Records reveal Colston, a convicted drug dealer who family members say doesn't have a job, sold the home the day after the property was supposedly transferred to him to Tampa real estate guru Kenny Rushing.
Rushing invented a home buying program he calls "House Hustling".
In promotional videos posted on YouTube, Rushing claims to have bought and resold more than a thousand properties.
"I don't even look at the houses before I close on them. I'm that good," Rushing brags in one of his videos.
Rushing is driven by a chauffeur in a Bentley.
ABC Action News reporter Adam Walser saw him arrive at his office in a Mercedes Benz.
Family members say it wasn't a Benz, but a bus filled with strangers that showed up at Young's house after the sale.
"People are working in the yard and in and out of the house. And the doors were all opened up," said Greg Peterman, who was driving his grandmother back to her home earlier this summer only to discover it had been sold.
Inside, everything had been hauled away.
Grandsons say they confronted Rushing, but they say he told them he bought it fair and square and had no reason to believe it was anything but a legitimate deal.
"It's a hard feeling when I came out here and found all her stuff out here in the garage and on the porch," said Ransom Peterman.
"I can't believe that, because I haven't done nothing to nobody," Young said.
We tried to track down Young's great-grandson Centanial Colston, but he wasn't at his home when we dropped by and he never called us back.
In a text message, he refused to do an interview.
We also tried to talk to the notary who swore she witnessed young and her son sign the deeds, but she failed to return numerous calls.
Rushing didn't want to talk on camera either, but he told the I-Team that he is the real victim.
Family members say Rushing only paid $3,000 for the home so far, since Colston couldn't get his grandfather and great grandmother to sign documents at the closing.

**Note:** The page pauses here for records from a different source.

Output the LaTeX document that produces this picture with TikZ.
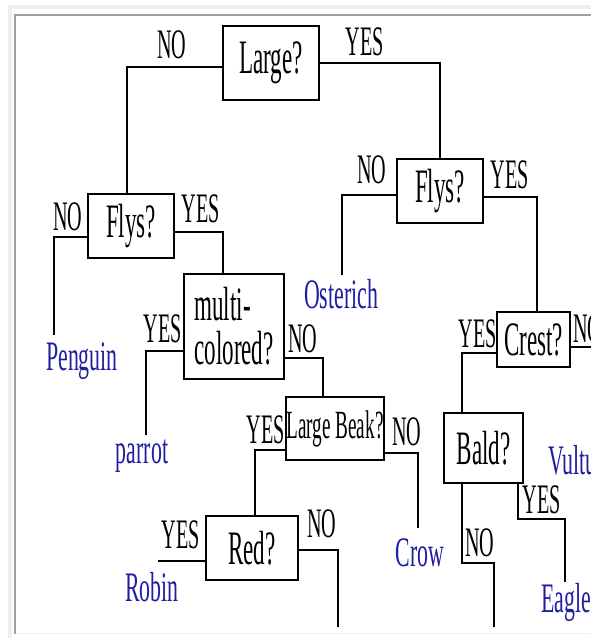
\documentclass[tikz,border=0pt]{standalone}
\usepackage{fontspec}
\newfontfamily\treefont[FakeStretch=0.48]{Liberation Serif}
\newfontfamily\leaffont[FakeStretch=0.52]{Liberation Serif}
\definecolor{leafblue}{RGB}{30,30,160}
\definecolor{framegray}{RGB}{160,160,160}
\definecolor{bandgray}{RGB}{239,239,239}
\tikzset{
  treebox/.style={draw, line width=1.6pt, inner sep=0pt, font=\treefont\fontsize{48}{44}\selectfont},
  answer/.style={inner sep=0pt, anchor=base, font=\treefont\fontsize{42}{42}\selectfont},
  leaf/.style={inner sep=0pt, anchor=base, text=leafblue, font=\leaffont\fontsize{42}{42}\selectfont},
  branch/.style={line width=1.4pt}
}

\begin{document}
\begin{tikzpicture}[x=1pt,y=-1pt]
\useasboundingbox (0,0) rectangle (591,638);
\clip (0,0) rectangle (591,638);
\fill[bandgray] (8,4.5) rectangle (591,9); %frame
\fill[bandgray] (8,4.5) rectangle (12,638);
\draw[framegray, line width=1.8pt] (14.8,634) -- (14.8,14.8) -- (591,14.8);
\draw[bandgray, line width=1.6pt] (15.7,633.5) -- (591,633.5);

\node[treebox, minimum width=96pt, minimum height=74pt] (large) at (271,63) {Large?}; %questions
\node[treebox, minimum width=86pt, minimum height=64pt] (flysA) at (131,226) {Flys?};
\node[treebox, minimum width=86pt, minimum height=64pt] (flysB) at (440,191) {Flys?};
\node[treebox, minimum width=100pt, minimum height=105pt, align=left] (multi) at (234,326.5) {multi-\\colored?};
\node[treebox, minimum width=98pt, minimum height=63pt, font=\treefont\fontsize{40}{40}\selectfont] (beak) at (335,428.5) {Large Beak?};
\node[treebox, minimum width=92pt, minimum height=64pt] (red) at (252,548) {Red?};
\node[treebox, minimum width=73pt, minimum height=55pt] (crest) at (533.5,339.5) {Crest?};
\node[treebox, minimum width=79pt, minimum height=70pt] (bald) at (483.5,448) {Bald?};

\node[leaf] (osterich) at (341,308) {Osterich}; %answers
\node[leaf] (penguin) at (82,370) {Penguin};
\node[leaf] (parrot) at (142,463) {parrot};
\node[leaf] (crow) at (420,566) {Crow};
\node[leaf] (robin) at (152,601) {Robin};
\node[leaf] (eagle) at (566,612) {Eagle};
\node[leaf, anchor=base west] (vulture) at (548,474) {Vulture};

\coordinate (ostend) at (342,275);
\coordinate (pengend) at (54,335);
\coordinate (parrotend) at (146,435);
\coordinate (crowend) at (418,528);
\coordinate (robinend) at (158,561);
\coordinate (rednoend) at (338,627);
\coordinate (vultureend) at (591,347);
\coordinate (baldnoend) at (494,627);
\coordinate (eagleend) at (565,582);

\draw[branch] (large.west |- 0,67) -| (flysA.north -| 127,0);
\draw[branch] (large.east) -| (flysB.north);
\draw[branch] (flysB.west |- 0,195) -| (ostend);
\draw[branch] (flysB.east |- 0,197) -| (crest.north -| 537,0);
\draw[branch] (flysA.west |- 0,237) -| (pengend);
\draw[branch] (flysA.east |- 0,232) -| (multi.north -| 223,0);
\draw[branch] (multi.west |- 0,351) -| (parrotend);
\draw[branch] (multi.east |- 0,358) -| (beak.north -| 323,0);
\draw[branch] (beak.west |- 0,450) -| (red.north -| 255,0);
\draw[branch] (beak.east |- 0,453) -| (crowend);
\draw[branch] (red.west |- 0,561) -- (robinend);
\draw[branch] (red.east |- 0,550) -| (rednoend);
\draw[branch] (crest.east |- 0,347) -- (vultureend);
\draw[branch] (crest.west |- 0,353) -| (bald.north -| 462,0);
\draw[branch] (bald.south -| 462,0) |- (baldnoend |- 0,563) -- (baldnoend);
\draw[branch] (bald.south -| 518,0) |- (eagleend |- 0,519) -- (eagleend);

\node[answer] (nolarge) at (172,58) {NO}; %yes/no labels
\node[answer] (yeslarge) at (365,55) {YES};
\node[answer] (noflysB) at (372,183) {NO};
\node[answer] (yesflysB) at (510,188) {YES};
\node[answer] (noflysA) at (68,230) {NO};
\node[answer] (yesflysA) at (201,222) {YES};
\node[answer] (yesmulti) at (163,342) {YES};
\node[answer] (nomulti) at (303,352) {NO};
\node[answer] (yesbeak) at (266,443) {YES};
\node[answer] (nobeak) at (407,445) {NO};
\node[answer] (yesred) at (181,548) {YES};
\node[answer] (nored) at (322,537) {NO};
\node[answer] (yescrest) at (478,347) {YES};
\node[answer, anchor=base west] (nocrest) at (573,342) {NO};
\node[answer] (yesbald) at (542,513) {YES};
\node[answer] (nobald) at (480,556) {NO};
\end{tikzpicture}
\end{document}
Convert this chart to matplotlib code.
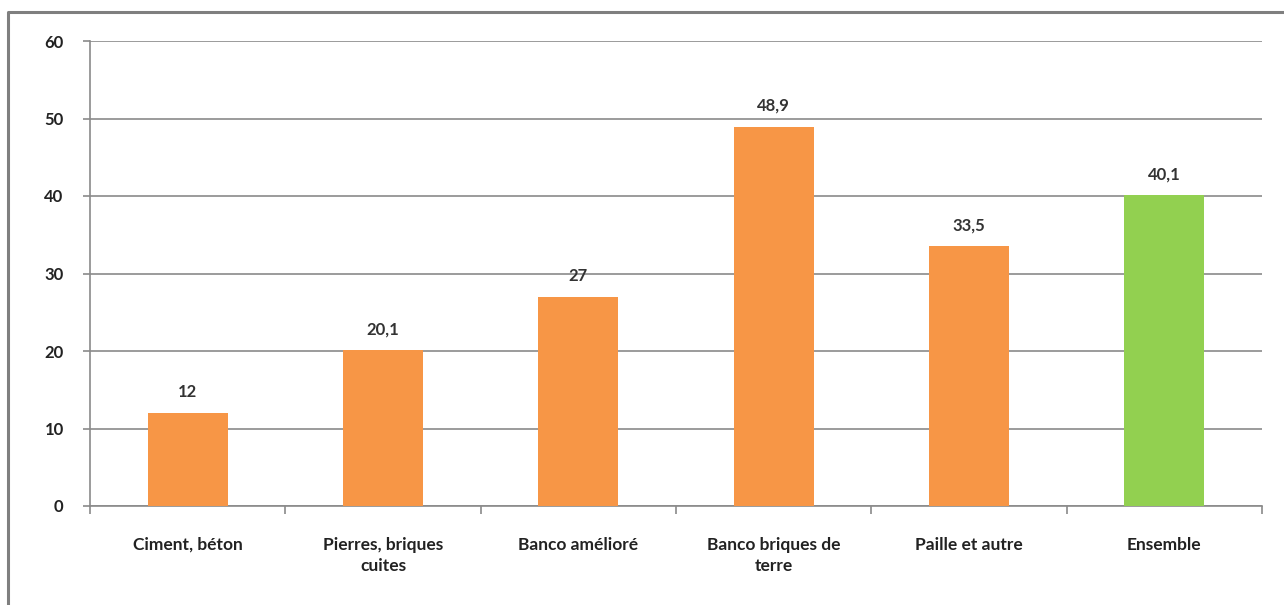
import matplotlib.pyplot as plt
from matplotlib.lines import Line2D

categories = ["Ciment, béton", "Pierres, briques\ncuites", "Banco amélioré",
              "Banco briques de\nterre", "Paille et autre", "Ensemble"]
values = [12, 20.1, 27, 48.9, 33.5, 40.1]
bar_colors = ["#F79646", "#F79646", "#F79646", "#F79646", "#F79646", "#92D050"]
yticks = [0, 10, 20, 30, 40, 50, 60]

plt.rcParams['font.family'] = ['Lato', 'DejaVu Sans']

fig = plt.figure(figsize=(12.84, 6.05), dpi=100)
fig.patch.set_facecolor('white')

# outer frame of the chart area (left and top edges only are in view)
fx, fy = 8 / 1284, 1 - 12 / 605
frame = Line2D([fx, fx, 1.0], [0.0, fy, fy], transform=fig.transFigure,
               color='#7f7f7f', linewidth=2.2, clip_on=False, zorder=10)
fig.add_artist(frame)

ax = fig.add_axes([90 / 1284, 1 - 506 / 605, (1262 - 90) / 1284, (506 - 41) / 605])

x = list(range(len(categories)))
ax.bar(x, values, width=0.41, color=bar_colors, zorder=3)

for xi, v in zip(x, values):
    label = ('%g' % v).replace('.', ',')
    ax.text(xi, v + 1.7, label, ha='center', va='bottom',
            fontsize=12, fontweight='bold', color='#333333')

ax.set_xlim(-0.5, len(categories) - 0.5)
ax.set_ylim(0, 60)
ax.set_yticks(yticks)
ax.yaxis.grid(True, color='#8a8a8a', linewidth=1.2, zorder=0)
ax.set_axisbelow(True)

ax.set_xticks(x)
ax.set_xticklabels(categories, fontsize=12.5, fontweight='bold', color='#222222',
                   linespacing=1.45)
ax.tick_params(axis='x', length=0, pad=22)
ax.set_xticks([i + 0.5 for i in x[:-1]] + [-0.5, len(categories) - 0.5], minor=True)
ax.tick_params(axis='x', which='minor', length=6, color='#8a8a8a', width=1.2)
ax.tick_params(axis='y', length=5, color='#8a8a8a', width=1.2, pad=14,
               labelsize=12, labelcolor='#222222')
for lbl in ax.get_yticklabels():
    lbl.set_fontweight('bold')

for side in ['top', 'right']:
    ax.spines[side].set_visible(False)
for side in ['left', 'bottom']:
    ax.spines[side].set_color('#8a8a8a')
    ax.spines[side].set_linewidth(1.2)

fig.savefig('out.png', dpi=100)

"To me, he not only is aware of the situation, but he actually is taking advantage of a bad situation by making it worse," said Ransom Peterman, Jr., Young's grandson.
Meanwhile, the Hillsborough County Sheriff's Office is investigating.
The people who long lived in the house remain locked out.
"This house belonged to me. Why would anybody take my house?" said Young.
Rushing says that if investigators determine fraud occurred, he will deed the house back over to Young.
He says he will also sue the party or parties responsible for selling him the property, so he can get his money back.